Tudo isso somado a vaidade
Fomos a campo encontrar especialistas e pesquisas que pudessem corroborar a tese. Pena que não há muitos pesquisadores de comportamento de compra de automóveis à disposição. Mais do que isso, não há linhas de pesquisa no sentido de entender por que os SUVs se tornaram tão populares. Para a maioria, basta a explicação de que eles são os modelos desejados do momento e fim de papo. "Funcionalidade certamente desempenha um papel na escolha dos SUVs. Afinal, você ainda precisa de um carro para levar as crianças para cima e para baixo, mas há três aspectos que as pessoas levam em conta para comprar um veículo: valores de família, ou seja, um automóvel seguro e confortável para os entes queridos, atributos emocionais e como os outros o veem enquanto você dirige aquele modelo específico", diz John Jullens, diretor da Strategy& (antiga Booz & Company), equipe de consultoria de estratégia da PwC (Price Waterhouse Coopers).

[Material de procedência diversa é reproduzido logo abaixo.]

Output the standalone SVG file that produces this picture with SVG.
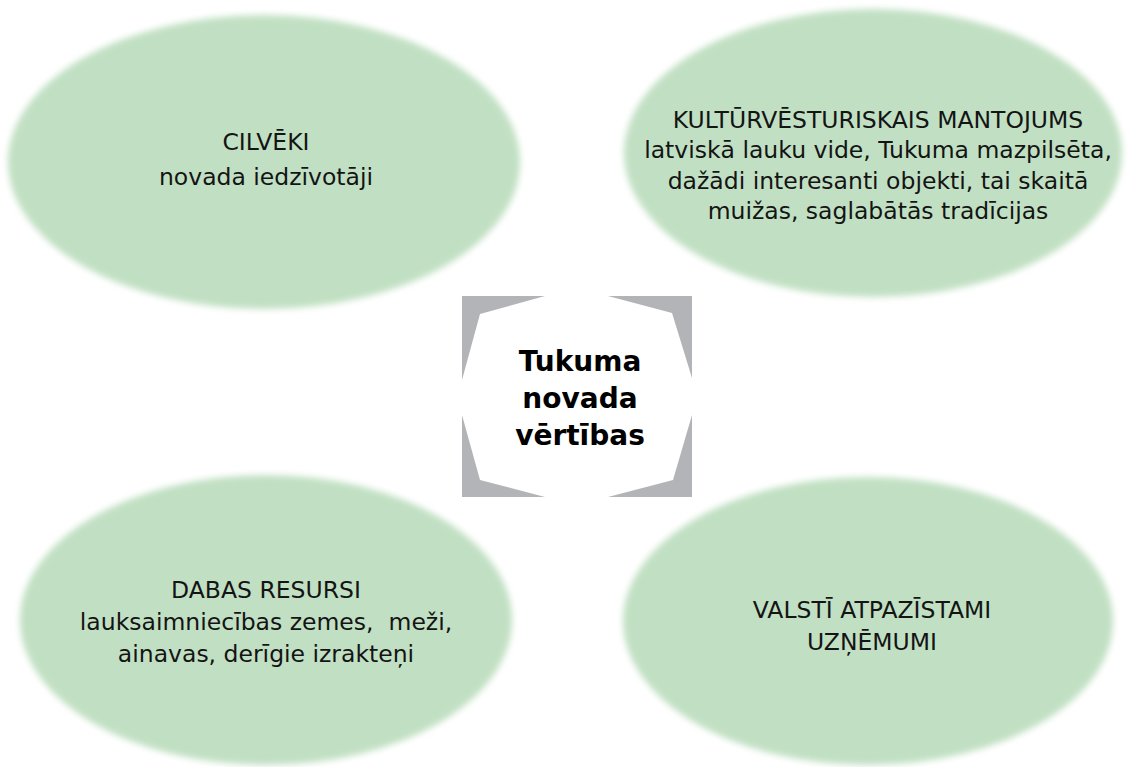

Jullens tem um bom reforço para a questão nada prática da vaidade nas decisões de compra. "SUVs não eram vistos como veículos legais antes do Ford Explorer Eddie Bauer 1990. Eles eram vistos como automóveis de trabalho chatos até que aquele em específico representou um estilo de vida mais ativo e descolado. Até para pessoas que não gostam de atividades fora de estrada, mas que querem ser vistas como pessoas modernas. Aqui nos EUA, sedãs médio-grandes, como o Toyota Camry ou o Ford Taurus, são vistos como carros chatos, de gente velha. E existem veículos práticos, como minivans, mas você iria a um jantar de gala com uma? Deixar um SUV com o manobrista é tranquilo. E ele traz todas as funcionalidades que você demandaria de um típico carro familiar." Vale mencionar também o modelo que é considerado o precursor de todos os SUVs, o Land Rover Range Rover, de 1970.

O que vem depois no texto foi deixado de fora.